According to this article, a child sued her father for the payment of her college tuition and related expenses. After the two day trial, the judge found in favor of the child and awarded her $47,000, which included the tuition cost and counsel fees. I am often asked about a parent’s obligation to pay for a child’s college eduction in Pennsylvania. The information I tell these people is usually not well received.

In the Pennsylvania case of Blue v. Blue, the Pennsylvania Supreme Court determined that a parent does not have the obligation to provide financial support for a child beyond the later of that child’s 18th birthday or graduation from high school. This meant that a parent could not be forced to contribute to his or her child’s college tuition or other related expenses.
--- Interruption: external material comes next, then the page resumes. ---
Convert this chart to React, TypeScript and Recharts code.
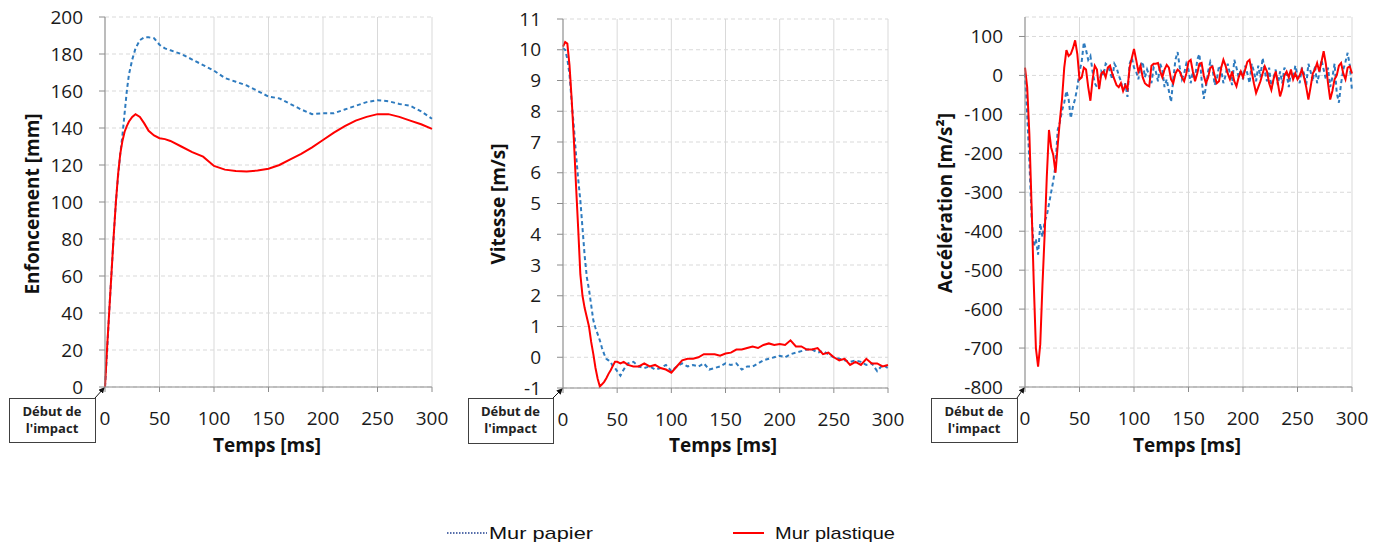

In so doing, the Pennsylvania Supreme Court reversed about 30 years of case law holding that there was never any provision in the law that obligated a parent to pay for college expenses.

The legislature attempted to rectify this problem by passing what became 23 Pa.C.S. 4327 which obligated divorced, separated, or unmarried parents to pay for the college expenses for their children. In the Supreme Court decision of Curtis v. Kline, the Pennsylvania Supreme Court held that this statute violated Pennsylvania’s Constitution. The Fourteenth Amendment of the Pennsylvania Constitution provides every person should be treated equally under the law. Since the statue treated children differently depending upon the marital status of their parents (this statute did not apply if the parents of the children were married to each other), it was declared unconstitutional and can not be enforced in Pennsylvania.

So, does this mean that Dana Soderberg’s case against her father (those are the parties in the article) can not happen in Pennsylvania? In Pennsylvania, if a parent agrees, preferably in writing, to pay for a child’s college education (in full or in part), the court will enforce that agreement. Usually, the parties to such an agreement are the two parents. In this case, it appears that Dana may have been a party to the agreement.

The advise I give my clients who ask about their obligation to pay for a child’s education is as follows: Pay it because you want to provide for your child’s education. Don’t do it only because there is a piece of paper that says you have to do it.